Most significantly, the investigation revealed that on November 1, 2004, Berry and his partner, Officer James Wilkins, who is white, conducted a traffic stop of Ball and called for backup assistance to do so. As they were executing the stop, police dispatch sent out a call for assistance with a felony robbery. When the backup officers immediately left the traffic stop to respond to the robbery call, Berry and Wilkins remained with the traffic stop for 15 minutes while dispatch confirmed Ball’s driving status. They cited Ball for, among other things, speeding, even though Berry was caught on his vehicle’s audio/video recorder stating he knew he was too far away to determine if Ball had been speeding.
The investigation also perceived that Berry violated the Department manual by accepting a $200 a month discount in his rent to act as a “courtesy officer” for his apartment complex without submitting a written request for off-duty employment.

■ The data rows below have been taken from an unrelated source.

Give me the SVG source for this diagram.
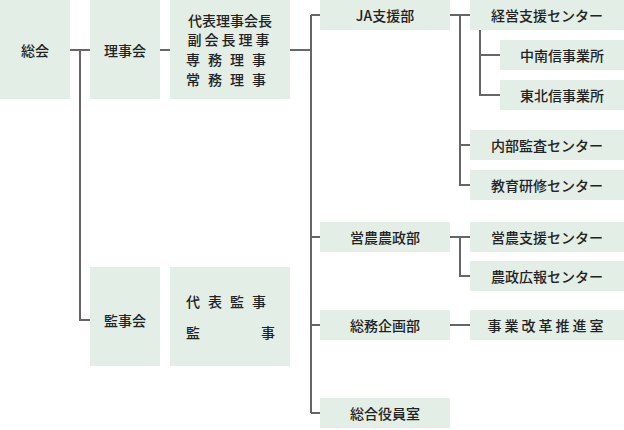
<svg xmlns="http://www.w3.org/2000/svg" width="624" height="430" viewBox="0 0 624 430">
<style>
rect{fill:#e3eee6}
text{font-family:"Noto Sans CJK JP","Noto Sans",sans-serif;font-size:14px;fill:#222;font-weight:500;text-anchor:middle;dominant-baseline:central}
.c path{fill:none;stroke:#666;stroke-width:2}
</style>
<g class="c">
<path d="M70 50H90M80 50V320H90M160 50H170M290 50H311M311 15V413M311 15H320M311 237H320M311 325H320M311 413H320"/>
<path d="M450 15H470M460 15V185H470M460 145H470M480 30V95H500M480 55H500"/>
<path d="M450 237H470M460 237V276H470M450 325H470"/>
</g>
<g id="soukai"><rect x="0" y="0" width="70" height="99"/><text x="35" y="50">総会</text></g>
<g id="rijikai"><rect x="90" y="0" width="70" height="99"/><text x="125" y="50">理事会</text></g>
<g id="exec"><rect x="170" y="0" width="120" height="99"/>
<text x="230" y="20">代表理事会長</text>
<text x="230" y="39" letter-spacing="3">副会長理事</text>
<text x="230" y="59" letter-spacing="8">専務理事</text>
<text x="230" y="79" letter-spacing="8">常務理事</text></g>
<g id="kanjikai"><rect x="90" y="267" width="70" height="99"/><text x="125" y="320">監事会</text></g>
<g id="kanji"><rect x="170" y="267" width="120" height="99"/>
<text x="230" y="301" letter-spacing="8">代表監事</text>
<text x="193" y="332">監</text><text x="268" y="332">事</text></g>
<g id="ja"><rect x="320" y="0" width="130" height="30"/><text x="385" y="15">JA支援部</text></g>
<g id="keiei"><rect x="470" y="0" width="154" height="30"/><text x="547" y="15">経営支援センター</text></g>
<g id="chunan"><rect x="500" y="40" width="124" height="30"/><text x="562" y="55">中南信事業所</text></g>
<g id="tohoku"><rect x="500" y="80" width="124" height="30"/><text x="562" y="95">東北信事業所</text></g>
<g id="naibu"><rect x="470" y="130" width="154" height="30"/><text x="547" y="145">内部監査センター</text></g>
<g id="kyoiku"><rect x="470" y="170" width="154" height="30"/><text x="547" y="185">教育研修センター</text></g>
<g id="einou"><rect x="320" y="222" width="130" height="30"/><text x="385" y="237">営農農政部</text></g>
<g id="einoushien"><rect x="470" y="222" width="154" height="30"/><text x="547" y="237">営農支援センター</text></g>
<g id="nousei"><rect x="470" y="261" width="154" height="30"/><text x="547" y="276">農政広報センター</text></g>
<g id="soumu"><rect x="320" y="310" width="130" height="30"/><text x="385" y="325">総務企画部</text></g>
<g id="jigyou"><rect x="470" y="310" width="154" height="30"/><text x="547" y="325" letter-spacing="3">事業改革推進室</text></g>
<g id="sougou"><rect x="320" y="398" width="130" height="30"/><text x="385" y="413">総合役員室</text></g>
</svg>
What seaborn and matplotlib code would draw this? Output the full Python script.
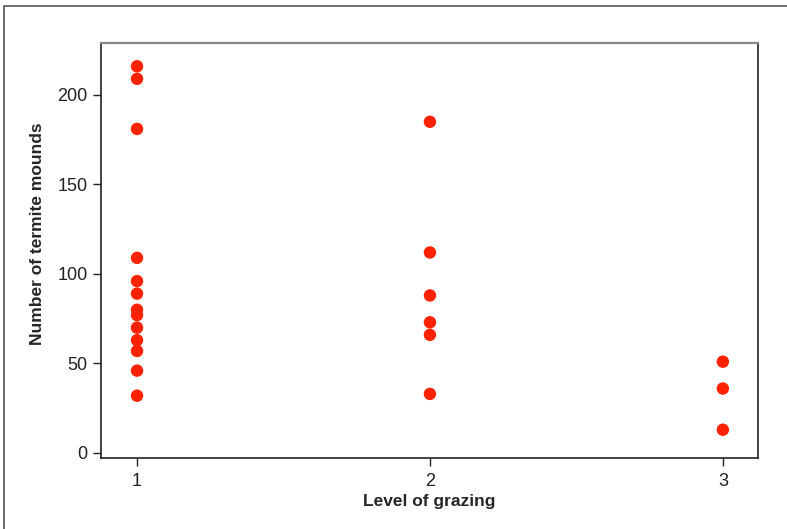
import matplotlib
matplotlib.use("Agg")
import matplotlib.pyplot as plt
import seaborn as sns
import pandas as pd
from matplotlib.patches import Rectangle

# grazing level and termite mound counts
level_1 = [216, 209, 181, 109, 96, 89, 80, 77, 70, 63, 57, 46, 32]
level_2 = [185, 112, 88, 73, 66, 33]
level_3 = [51, 36, 13]

grazing = [1] * len(level_1) + [2] * len(level_2) + [3] * len(level_3)
mounds = level_1 + level_2 + level_3
df = pd.DataFrame({"grazing": grazing, "mounds": mounds})

x_ticks = [1, 2, 3]
y_ticks = [0, 50, 100, 150, 200]

sns.set_theme(style="ticks")
plt.rcParams["font.family"] = ["Liberation Sans", "DejaVu Sans"]

fig = plt.figure(figsize=(7.87, 5.29), dpi=100)
ax = fig.add_axes([101 / 787, 1 - 458 / 529, 657 / 787, 415 / 529])

# outer frame of the figure
fig.patches.append(Rectangle((4 / 787, -0.05), 1.1, 1 - 6 / 529 + 0.05,
                             transform=fig.transFigure, fill=False,
                             edgecolor="#555555", linewidth=1.2))

sns.scatterplot(data=df, x="grazing", y="mounds", ax=ax, color="#ff2200",
                s=80, edgecolor="none", legend=False)

ax.set_xlim(0.877, 3.12)
ax.set_ylim(-2.8, 229)
ax.set_xticks(x_ticks)
ax.set_yticks(y_ticks)
ax.tick_params(axis="both", direction="out", length=6, width=1, labelsize=13,
               colors="#222222")
ax.tick_params(axis="x", pad=5)

for side in ["left", "right", "bottom"]:
    ax.spines[side].set_visible(True)
    ax.spines[side].set_color("#222222")
    ax.spines[side].set_linewidth(1.2)
ax.spines["top"].set_visible(True)
ax.spines["top"].set_color("#888888")
ax.spines["top"].set_linewidth(1.6)

ax.set_xlabel("Level of grazing", fontsize=12.5, fontweight="bold", labelpad=3)
ax.set_ylabel("Number of termite mounds", fontsize=12.5, fontweight="bold")
ax.yaxis.set_label_coords(-0.085, 0.54)

fig.savefig("out.png", dpi=100)
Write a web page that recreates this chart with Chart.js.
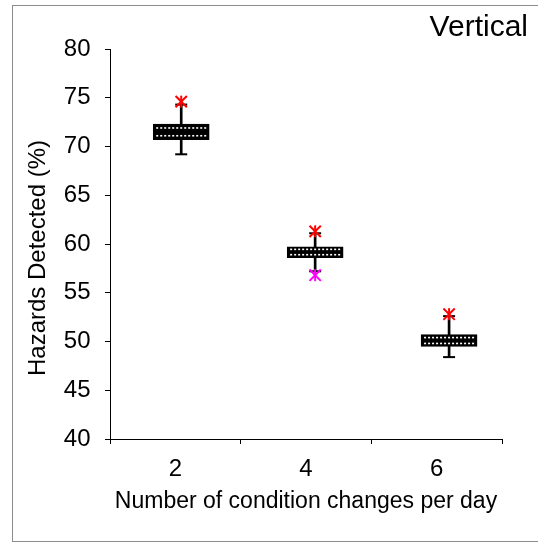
<!DOCTYPE html>
<html>
<head>
<meta charset="utf-8">
<script src="https://cdn.jsdelivr.net/npm/chart.js@4.4.1/dist/chart.umd.min.js"></script>
<style>
  html, body { margin: 0; padding: 0; background: #fff; }
</style>
</head>
<body>
<canvas id="chart" width="538" height="543"></canvas>
<script>
// values
const categories = ['2', '4', '6'];
const boxPos = [1.09, 3.14, 5.19];          // where each box sits on the 0..6 axis
const whiskerLow = [69.2, 57.2, 48.4];
const q1 = [70.7, 58.6, 49.5];
const median = [71.5, 59.2, 50.1];
const q3 = [72.3, 59.7, 50.7];
const whiskerHigh = [74.3, 61.1, 52.6];
const maxOutlier = [74.6, 61.3, 52.8];
const minOutlier = [null, 56.8, null];
const yTicks = { min: 40, max: 80, step: 5 };
const xTitle = 'Number of condition changes per day';
const yTitle = 'Hazards Detected (%)';
const cornerLabel = 'Vertical';

const FONT = '"Liberation Sans", Arial, sans-serif';

// helpers to turn the arrays into chart data
function ranges(lo, hi) {
    return boxPos.map((x, i) => ({ x: x, y: [lo[i], hi[i]] }));
}
function points(vals) {
    return boxPos.map((x, i) => ({ x: x, y: vals[i] })).filter(p => p.y !== null);
}

const decor = {
    id: 'decor',
    beforeDraw(chart) {
        const ctx = chart.ctx;
        ctx.save();
        ctx.fillStyle = '#fff';
        ctx.fillRect(0, 0, chart.width, chart.height);
        ctx.strokeStyle = '#8c8c8c';
        ctx.lineWidth = 1;
        ctx.strokeRect(12.5, 5.5, chart.width, 536);
        ctx.fillStyle = '#000';
        ctx.font = '30px ' + FONT;
        ctx.textAlign = 'right';
        ctx.textBaseline = 'alphabetic';
        ctx.fillText(cornerLabel, 528, 36);
        // y axis title, sits a bit below the middle of the axis in the original
        ctx.font = '24px ' + FONT;
        ctx.textAlign = 'center';
        ctx.textBaseline = 'middle';
        ctx.translate(38.5, 258);
        ctx.rotate(-Math.PI / 2);
        ctx.fillText(yTitle, 0, 0);
        ctx.restore();
    },
    // dotted texture on the boxes, one row each side of the median
    afterDatasetDraw(chart, args) {
        if (args.meta.controller.getDataset().id !== 'box') return;
        const ctx = chart.ctx;
        const yScale = chart.scales.y;
        ctx.save();
        ctx.fillStyle = '#fff';
        args.meta.data.forEach((bar, i) => {
            const { x, width } = bar.getProps(['x', 'width'], true);
            const left = x - width / 2, right = x + width / 2;
            const top = yScale.getPixelForValue(q3[i]);
            const mid = yScale.getPixelForValue(median[i]);
            const bottom = yScale.getPixelForValue(q1[i]);
            [(top + mid) / 2, (mid + bottom) / 2].forEach(ry => {
                for (let px = left + 3; px < right - 3; px += 4) {
                    ctx.fillRect(px, ry - 0.8, 2, 1.6);
                }
            });
        });
        ctx.restore();
    }
};

const config = {
    type: 'bar',
    data: {
        datasets: [
            {
                id: 'whisker',
                type: 'bar',
                data: ranges(whiskerLow, whiskerHigh),
                backgroundColor: '#000',
                barThickness: 2,
                grouped: false,
                order: 4
            },
            {
                id: 'box',
                type: 'bar',
                data: ranges(q1, q3),
                backgroundColor: '#000',
                borderColor: '#000',
                borderWidth: 1,
                borderSkipped: false,
                barThickness: 56,
                grouped: false,
                order: 3
            },
            {
                type: 'scatter',
                data: points(whiskerLow).concat(points(whiskerHigh)),
                pointStyle: 'line',
                radius: 6,
                borderColor: '#000',
                borderWidth: 2,
                order: 2
            },
            {
                type: 'scatter',
                data: points(maxOutlier),
                pointStyle: 'crossRot',
                radius: 8,
                borderColor: '#ff0000',
                borderWidth: 2,
                order: 1
            },
            {
                type: 'scatter',
                data: points(maxOutlier),
                pointStyle: 'line',
                rotation: 90,
                radius: 6,
                borderColor: '#ff0000',
                borderWidth: 2,
                order: 1
            },
            {
                type: 'scatter',
                data: points(minOutlier),
                pointStyle: 'crossRot',
                radius: 8,
                borderColor: '#ff00ff',
                borderWidth: 2,
                order: 0
            },
            {
                type: 'scatter',
                data: points(minOutlier),
                pointStyle: 'line',
                rotation: 90,
                radius: 6,
                borderColor: '#ff00ff',
                borderWidth: 2,
                order: 0
            }
        ]
    },
    options: {
        responsive: false,
        devicePixelRatio: 1,
        animation: false,
        events: [],
        layout: { padding: { top: 49, right: 36, bottom: 0, left: 0 } },
        plugins: {
            legend: { display: false },
            tooltip: { enabled: false }
        },
        scales: {
            x: {
                type: 'linear',
                min: 0,
                max: 6,
                offset: false,
                afterFit: (scale) => { scale.height = 104; },
                grid: {
                    offset: false,
                    drawOnChartArea: false,
                    drawTicks: true,
                    tickLength: 5,
                    color: (c) => (c.tick && c.tick.value % 2 === 0) ? '#000' : 'rgba(0,0,0,0)'
                },
                border: { color: '#000', width: 1 },
                ticks: {
                    stepSize: 1,
                    autoSkip: false,
                    maxRotation: 0,
                    padding: 11,
                    color: '#000',
                    font: { family: FONT, size: 24 },
                    callback: (v) => v % 2 === 1 ? categories[(v - 1) / 2] : ''
                },
                title: {
                    display: true,
                    text: xTitle,
                    color: '#000',
                    font: { family: FONT, size: 23 },
                    padding: { top: 0, bottom: 28 }
                }
            },
            y: {
                type: 'linear',
                min: yTicks.min,
                max: yTicks.max,
                beginAtZero: false,
                afterFit: (scale) => { scale.width = 110; },
                grid: {
                    drawOnChartArea: false,
                    drawTicks: true,
                    tickLength: 5,
                    color: '#000'
                },
                border: { color: '#000', width: 1 },
                ticks: {
                    stepSize: yTicks.step,
                    padding: 14.5,
                    color: '#000',
                    font: { family: FONT, size: 24 }
                }
            }
        }
    },
    plugins: [decor]
};

new Chart(document.getElementById('chart'), config);
</script>
</body>
</html>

Based upon all these allegations, the Department terminated Berry. Berry responded by filing a race discrimination lawsuit, contending that he and Wilkins were similarly situated for purposes of race discrimination analysis, and the fact that the Department had not disciplined Wilkins for the traffic stop of Ball showed that Berry was the victim of race discrimination.
The federal Sixth Circuit Court of Appeals rejected Berry’s argument that he was similarly situated with Wilkins. The Court acknowledged that “while Officer Berry is correct that Wilkins violated some of the same manual provisions as Berry (e.g., delayed response to a robbery in progress and obtaining a discount in rent for being a courtesy officer), those instances are far less in number than the numerous infractions that led to Berry’s termination. Moreover, Berry’s infractions are different in character from Wilkins’ alleged infractions. Officer Berry was terminated as a result of an investigation that uncovered numerous, egregious instances of Berry’s abuse of power. He ran numerous LEIN checks on Ball unrelated to any official business while he was dating Carattini, then ran numerous unauthorized LEIN checks on Carattini after their relationship ended. He abused his authority by conducting traffic stops and following Carattini for personal motives, and he jeopardized the safety of officers and citizens while conducting one of those stops. He was deceitful during the course of the internal affairs investigation, and was downright surly towards Herring.
“Because Berry has failed to identify a non-protected officer who engaged in the same conduct but was not terminated, his racial discrimination claim also fails.”
Berry v. City Of Pontiac, 2008 WL 698937 (6th Cir. 2008).